WEDNESDAY, Feb. 27, 2019 (HealthDay News) — From 2013 to 2017, the rate of receiving a take-home opioid prescription remained stable after pediatric outpatient surgery as did the dose prescribed, but the maximum take-home dose declined, according to a study recently published in Pain Medicine.

Gabrielle C. Donohoe, from the Children’s Hospital of Philadelphia, and colleagues conducted a retrospective analysis of a deidentified database to examine trends in opioid prescribing for home use after pediatric outpatient surgery. Data were included for 65,190 encounters of pediatric outpatient surgeries from 2013 to 2017.

The researchers found that between 2013 and 2017, there was variation in the incidence rate of receiving a take-home opioid prescription at discharge from 18 to 21 percent, with no clear directional trend.
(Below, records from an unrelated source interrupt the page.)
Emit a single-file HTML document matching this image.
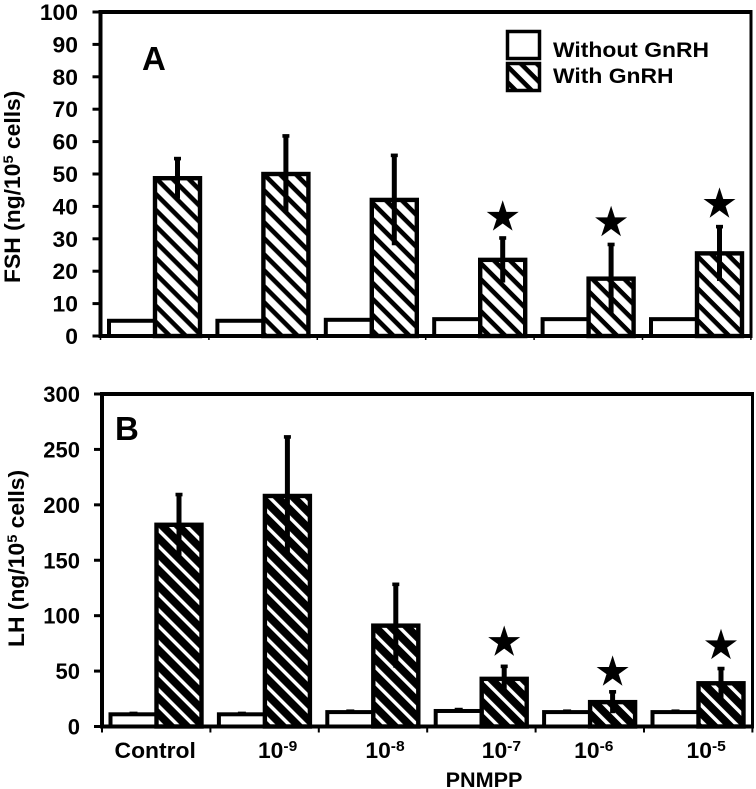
<!DOCTYPE html>
<html lang="en">
<head>
<meta charset="utf-8">
<title>FSH and LH release by PNMPP dose</title>
<style>
html,body{margin:0;padding:0;background:#fff;}
svg{display:block;}
text{font-family:"Liberation Sans",Arial,sans-serif;font-weight:bold;fill:#000;}
</style>
</head>
<body>
<svg id="chart" xmlns="http://www.w3.org/2000/svg" width="756" height="789" viewBox="0 0 756 789">
  <defs>
    <pattern id="hatch-a" patternUnits="userSpaceOnUse" width="11.3" height="11.3" patternTransform="translate(0,3) rotate(45)">
      <rect width="11.3" height="11.3" fill="#fff"/>
      <rect x="0" y="0" width="11.3" height="4.6" fill="#000"/>
    </pattern>
    <pattern id="hatch-b" patternUnits="userSpaceOnUse" width="11.3" height="11.3" patternTransform="translate(0,6.5) rotate(45)">
      <rect width="11.3" height="11.3" fill="#fff"/>
      <rect x="0" y="0" width="11.3" height="7.8" fill="#000"/>
    </pattern>
  </defs>

  <g id="panel-a-layer"></g>
  <g id="panel-b-layer"></g>

  <text x="142" y="70" font-size="33">A</text>
  <text x="115" y="440" font-size="33">B</text>

  <text transform="translate(20,283) rotate(-90) scale(1.04,1)" font-size="22">FSH (ng/10<tspan font-size="14" dy="-7">5</tspan><tspan dy="7"> cells)</tspan></text>
  <text transform="translate(24,647) rotate(-90) scale(1.04,1)" font-size="22">LH (ng/10<tspan font-size="14" dy="-7">5</tspan><tspan dy="7"> cells)</tspan></text>
  <text transform="translate(484,787) scale(1.03,1)" font-size="21" text-anchor="middle">PNMPP</text>

  <g>
    <rect x="507.5" y="31.5" width="32" height="27" fill="#fff" stroke="#000" stroke-width="3.5"/>
    <rect x="507.5" y="63.5" width="32" height="27" fill="url(#hatch-a)" stroke="#000" stroke-width="3.5"/>
    <text transform="translate(553,57) scale(1.09,1)" font-size="21">Without GnRH</text>
    <text transform="translate(553,83) scale(1.09,1)" font-size="21">With GnRH</text>
  </g>
</svg>

<script>
// Categories (PNMPP dose): base text and exponent
const categories = ['Control', '10', '10', '10', '10', '10'];
const categoryExponents = ['', '-9', '-8', '-7', '-6', '-5'];

// Panel A: FSH
const fshTicks = [0, 10, 20, 30, 40, 50, 60, 70, 80, 90, 100];
const fshWithout = [4.7, 4.7, 5.0, 5.2, 5.2, 5.2];
const fshWith = [48.7, 50.0, 42.0, 23.5, 17.7, 25.5];
const fshWithError = [6.3, 12.0, 14.0, 7.0, 10.8, 8.5];
const fshStarLevel = [null, null, null, 36.7, 35.0, 40.7];

// Panel B: LH
const lhTicks = [0, 50, 100, 150, 200, 250, 300];
const lhWithout = [11, 11, 13, 14, 13, 13];
const lhWithoutError = [1.5, 1.5, 1.5, 2, 1.5, 1.5];
const lhWith = [182, 208, 91, 43, 22, 39];
const lhWithError = [28, 54, 38, 12, 10, 14];
const lhStarLevel = [null, null, null, 76, 49, 73];

const SVG_NS = 'http://www.w3.org/2000/svg';

function make(tag, attrs, parent) {
  const el = document.createElementNS(SVG_NS, tag);
  for (const k in attrs) el.setAttribute(k, attrs[k]);
  parent.appendChild(el);
  return el;
}

function drawPanel(p) {
  const layer = document.getElementById(p.layer);
  const yMax = p.ticks[p.ticks.length - 1];
  const yScale = v => p.bottom - (v / yMax) * (p.bottom - p.top);
  const groupX = i => p.left + i * p.step;

  // bars
  p.without.forEach((v, i) => {
    const x = groupX(i) + 8.5;
    const bar = make('rect', {x: x, y: yScale(v), width: 46, height: p.bottom - yScale(v), fill: '#fff', stroke: '#000', 'stroke-width': 4}, layer);
    
    
    if (p.withoutError) {
      const top = yScale(v + p.withoutError[i]);
      const whisker = make('rect', {x: x + 19, y: top - 1, width: 8, height: yScale(v) - top + 1, fill: '#000'}, layer);
      
      
    }
  });

  p.withG.forEach((v, i) => {
    const x = groupX(i) + 54.5;
    const bar = make('rect', {x: x, y: yScale(v), width: 45, height: p.bottom - yScale(v), fill: 'url(#' + p.hatch + ')', stroke: '#000', 'stroke-width': 4.4}, layer);
    
    

    const cx = x + 22.5;
    const hi = yScale(v + p.withError[i]);
    const lo = yScale(v - p.withError[i]);
    const stem = make('rect', {x: cx - 2.5, y: hi, width: 5, height: lo - hi, fill: '#000'}, layer);
    
    
    const cap = make('rect', {x: cx - 3.5, y: hi - 1, width: 7, height: 3.6, fill: '#000'}, layer);
    
    

    if (p.stars[i] !== null) {
      const sy = yScale(p.stars[i]);
      const pts = [];
      for (let k = 0; k < 10; k++) {
        const r = k % 2 ? 6.4 : 16.8;
        const a = -Math.PI / 2 + k * Math.PI / 5;
        pts.push((cx + r * Math.cos(a)).toFixed(2) + ',' + (sy + r * Math.sin(a)).toFixed(2));
      }
      const star = make('polygon', {points: pts.join(' '), fill: '#000'}, layer);
      
      
    }
  });

  // plot frame
  const frameTop = make('line', {x1: p.left - 2, x2: p.right + 1.5, y1: p.top, y2: p.top, stroke: '#000', 'stroke-width': 4}, layer);
  
  
  const frameRight = make('line', {x1: p.right, x2: p.right, y1: p.top, y2: p.bottom + 2, stroke: '#000', 'stroke-width': 3}, layer);
  
  
  const yAxis = make('line', {x1: p.left, x2: p.left, y1: p.top - 2, y2: p.bottom + 2, stroke: '#000', 'stroke-width': 4}, layer);
  
  
  const xAxis = make('line', {x1: p.left, x2: p.right, y1: p.bottom, y2: p.bottom, stroke: '#000', 'stroke-width': 4}, layer);
  
  

  // y ticks
  p.ticks.forEach(t => {
    const y = yScale(t);
    const tick = make('line', {x1: p.left - 8, x2: p.left, y1: y, y2: y, stroke: '#000', 'stroke-width': 3}, layer);
    
    
    const label = make('text', {transform: 'translate(' + p.labelRight + ',' + (y + 8) + ') scale(' + p.labelStretch + ',1)', 'font-size': 22, 'text-anchor': 'end'}, layer);
    label.textContent = t;
    
    
  });

  // x ticks
  for (let i = 0; i <= categories.length; i++) {
    const x = groupX(i);
    const tick = make('line', {x1: x, x2: x, y1: p.bottom, y2: p.bottom + p.xTickLen, stroke: '#000', 'stroke-width': p.xTickWidth}, layer);
    
    
  }

  // x tick labels (hand-placed in the original figure, hence the nudges)
  if (p.showCategories) {
    const nudges = [-1, 13, 12, 20, 4, 8];
    categories.forEach((c, i) => {
      const cx = groupX(i) + p.step / 2 + nudges[i];
      const label = make('text', {transform: 'translate(' + cx + ',758) scale(1.04,1)', 'font-size': 22, 'text-anchor': 'middle'}, layer);
      
      
      const base = make('tspan', {}, label);
      base.textContent = c;
      if (categoryExponents[i]) {
        const sup = make('tspan', {'font-size': 15, dy: -7}, label);
        sup.textContent = categoryExponents[i];
      }
    });
  }
}

drawPanel({
  layer: 'panel-a-layer', left: 100.5, right: 751, top: 12, bottom: 336, step: 108.4,
  ticks: fshTicks, without: fshWithout, withoutError: null, withG: fshWith, withError: fshWithError,
  stars: fshStarLevel, hatch: 'hatch-a', labelRight: 78, labelStretch: 1.04,
  xTickLen: 4, xTickWidth: 1.5, showCategories: false
});

drawPanel({
  layer: 'panel-b-layer', left: 102, right: 752.5, top: 394, bottom: 726.5, step: 108.4,
  ticks: lhTicks, without: lhWithout, withoutError: lhWithoutError, withG: lhWith, withError: lhWithError,
  stars: lhStarLevel, hatch: 'hatch-b', labelRight: 80, labelStretch: 1,
  xTickLen: 6, xTickWidth: 2, showCategories: true
});
</script>
</body>
</html>
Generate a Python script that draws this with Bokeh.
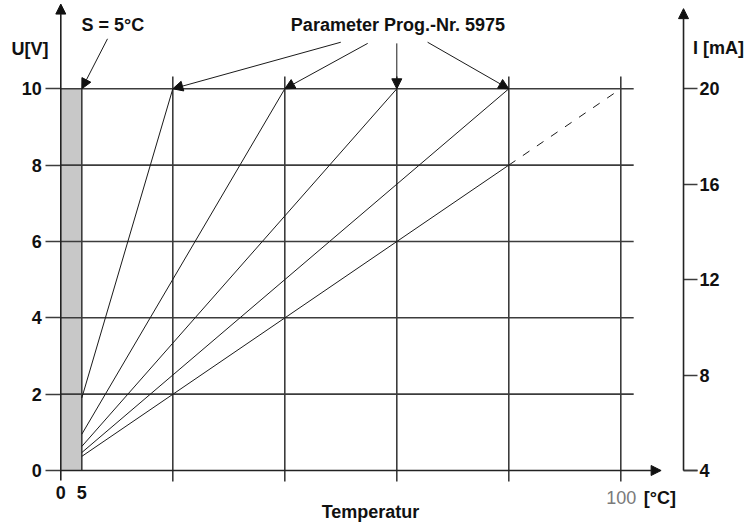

Among patients prescribed opioids, from 2013 to 2017, there was a steady decrease in the maximum available take-home dose. A decrease in the number of doses prescribed (duration of treatment) and, starting in 2015, a decrease in the amount per dose accounted for this decline. Girls were more likely than boys to receive opioids, as were those with public versus private insurance. Patients who did not disclose their ethnicity and those of ethnic minority versus whites were more likely to have opioid prescribing.

“The trends we saw in our study are reassuring,” a coauthor said in a statement. “However, we are concerned about the bias we found in prescribing trends.”